A Data-Driven Study of Ethical Concerns using NLP and Reddit Discourse
This project investigates how the public perceives the integration of Artificial Intelligence (AI) in workplace recruitment and employee evaluation. By analyzing a dataset of 2,998 Reddit posts, specifically identifying 729 hiring-related discussions, the study explores emerging ethical gaps in fairness, transparency, and accountability.
Organizations increasingly rely on automated résumé screening, algorithmic candidate ranking, and AI-driven interview assessments. [cite_start]This project asks: How can organizations ensure fairness, transparency, and accountability when using AI for hiring and employee evaluation?. Understanding public sentiment offers critical insight into the ethical gaps that remain unresolved as these systems grow more influential.
The project follows a rigorous Data Science pipeline to extract insights from unstructured social media data:
- Data Collection: 2,998 Reddit posts related to workplace AI were collected and filtered for hiring-specific terms like "hire," "interview," "candidate," and "application".
- NLP Preprocessing: Applied text cleaning through tokenization, punctuation removal, stopword filtering, and lemmatization.
- Sentiment Analysis: Computed sentiment scores using VADER to categorize discussions into positive, negative, and neutral categories.
- Thematic Detection: Used ethical keywords—bias, fairness, transparency, privacy, and accountability—to identify relevant concerns.
- Statistical Validation: Performed a t-test to compare average sentiment between hiring and non-hiring discussions to determine distinct emotional tones.
- Topic Modeling: Applied Latent Dirichlet Allocation (LDA) to uncover thematic differences in user discussions.
- Transparency as a Priority: Transparency was identified as the most prevalent ethical concern, followed by fairness and privacy.
- Emotional Intensity: Hiring discussions were found to be statistically more personally and emotionally charged compared to general technical AI talk.
- Negative Sentiment Drivers: Discussions involving Accountability and Bias skew more negative, reflecting unresolved harms and skepticism.
- Thematic Divide: Topic modeling revealed that hiring posts revolve around personal career transitions and uncertainty, while non-hiring posts remain solution-focused and technical.

Figure 1: Mind map of ethical concerns in AI hiring systems, including fairness, transparency, and accountability.

Figure 2: Frequency of ethical keywords in hiring-related Reddit posts, showing Transparency as the leading concern.

Figure 3: Common themes in negative hiring posts highlight issues with "models," "managers," and "jobs".

Figure 4: Distribution of sentiment across all Reddit posts about AI in the workplace.
To fetch data, you must have a Reddit developer account:
- Visit Reddit App Preferences.
- Click "create app" or "create another app".
- Name:
AI_Hiring_Analysis(or your preferred name). - App Type: Select script.
- Redirect URI: Use
http://localhost:8080. - Click "create app" to get your Client ID (under the app name) and Client Secret.
Create a file named .env in your root directory.

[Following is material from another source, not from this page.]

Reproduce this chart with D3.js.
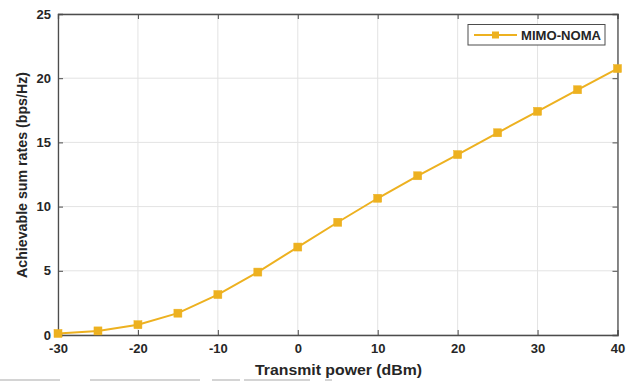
<!DOCTYPE html>
<html><head><meta charset="utf-8">
<script src="https://cdn.jsdelivr.net/npm/d3@7"></script>
<style>body{margin:0;background:#fff;}svg{display:block;}</style>
</head><body>
<svg id="c" width="640" height="381"></svg>
<script>
const power = [-30,-25,-20,-15,-10,-5,0,5,10,15,20,25,30,35,40];
const rates = [0.12,0.32,0.8,1.7,3.15,4.9,6.85,8.78,10.65,12.4,14.05,15.75,17.42,19.1,20.75];
const xTicks = [-30,-20,-10,0,10,20,30,40];
const yTicks = [0,5,10,15,20,25];
const seriesName = "MIMO-NOMA";

const svg = d3.select("#c");
const L=58,R=617.5,T=14,B=335;
const x = d3.scaleLinear().domain([-30,40]).range([L,R]);
const y = d3.scaleLinear().domain([0,25]).range([B,T]);
const axisCol="#4d4d4d", col="#EDB120";
const font="'Liberation Sans', Arial, sans-serif";
const fmt = d=>String(d);

// grid
const g=svg.append("g");
g.selectAll(".gx").data(xTicks).enter().append("line")
 .attr("x1",d=>x(d)).attr("x2",d=>x(d)).attr("y1",T).attr("y2",B)
 .attr("stroke","#e3e3e3").attr("stroke-width",1);
g.selectAll(".gy").data(yTicks).enter().append("line")
 .attr("y1",d=>y(d)).attr("y2",d=>y(d)).attr("x1",L).attr("x2",R)
 .attr("stroke","#e3e3e3").attr("stroke-width",1);

// axes
const ax = svg.append("g").attr("transform",`translate(0,${B})`)
 .call(d3.axisBottom(x).tickValues(xTicks).tickFormat(fmt).tickSize(-5).tickPadding(9));
const ay = svg.append("g").attr("transform",`translate(${L},0)`)
 .call(d3.axisLeft(y).tickValues(yTicks).tickFormat(fmt).tickSize(-5).tickPadding(7));
const at = svg.append("g").attr("transform",`translate(0,${T})`)
 .call(d3.axisTop(x).tickValues(xTicks).tickSize(-5).tickFormat(""));
const ar = svg.append("g").attr("transform",`translate(${R},0)`)
 .call(d3.axisRight(y).tickValues(yTicks).tickSize(-5).tickFormat(""));
[ax,ay,at,ar].forEach(a=>{
  a.selectAll("path").attr("stroke",axisCol).attr("stroke-width",1.3);
  a.selectAll("line").attr("stroke",axisCol);
  a.selectAll("text").attr("fill","#262626").attr("font-family",font)
   .attr("font-weight","bold").attr("font-size","13px");
});

// line
const pts = power.map((p,i)=>[p,rates[i]]);
svg.append("path").datum(pts)
 .attr("d",d3.line().x(d=>x(d[0])).y(d=>y(d[1])))
 .attr("fill","none").attr("stroke",col).attr("stroke-width",2);
svg.selectAll(".m").data(pts).enter().append("rect")
 .attr("x",d=>x(d[0])-4).attr("y",d=>y(d[1])-4).attr("width",8).attr("height",8)
 .attr("fill",col).attr("stroke",col).attr("stroke-width",0.5);

// legend
svg.append("rect").attr("x",468).attr("y",24.5).attr("width",137).attr("height",20.5)
 .attr("fill","#fff").attr("stroke","#4d4d4d").attr("stroke-width",1);
svg.append("line").attr("x1",474).attr("x2",517).attr("y1",35).attr("y2",35)
 .attr("stroke",col).attr("stroke-width",2);
svg.append("rect").attr("x",495.5-3.5).attr("y",31.5).attr("width",7).attr("height",7).attr("fill",col);
svg.append("text").attr("x",521).attr("y",39.5).text(seriesName)
 .attr("font-family",font).attr("font-weight","bold").attr("font-size","12px")
 .attr("textLength",80).attr("lengthAdjust","spacingAndGlyphs").attr("fill","#262626");

// labels
svg.append("text").attr("x",255).attr("y",375)
 .text("Transmit power (dBm)").attr("font-family",font).attr("font-weight","bold")
 .attr("font-size","14px").attr("textLength",167).attr("lengthAdjust","spacingAndGlyphs").attr("fill","#262626");
svg.append("text").attr("transform",`translate(27,278) rotate(-90)`)
 .text("Achievable sum rates (bps/Hz)").attr("font-family",font).attr("font-weight","bold")
 .attr("font-size","14px").attr("textLength",206).attr("lengthAdjust","spacingAndGlyphs").attr("fill","#262626");

// faint scan artifacts at bottom edge
const art=[[0,60],[90,200],[212,240],[244,310],[325,332]];
svg.selectAll(".art").data(art).enter().append("rect")
 .attr("x",d=>d[0]).attr("width",d=>d[1]-d[0]).attr("y",379).attr("height",2)
 .attr("fill","#d4d4d4");
</script>
</body></html>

This project uses the python-dotenv library to keep your keys safe. Add your credentials like this:
REDDIT_CLIENT_ID=your_client_id_here
REDDIT_CLIENT_SECRET=your_client_secret_here
REDDIT_USER_AGENT=your_app_name_here
Open your terminal in VS Code and run the following command to install the required Python libraries:
pip install -r requirements.txt
-
Open the ai_bias.ipynb notebook in VS Code or Jupyter.
-
Ensure your kernel is set to your Python environment.
-
Execute the cells in order to reproduce the data fetching, cleaning, and visualizations.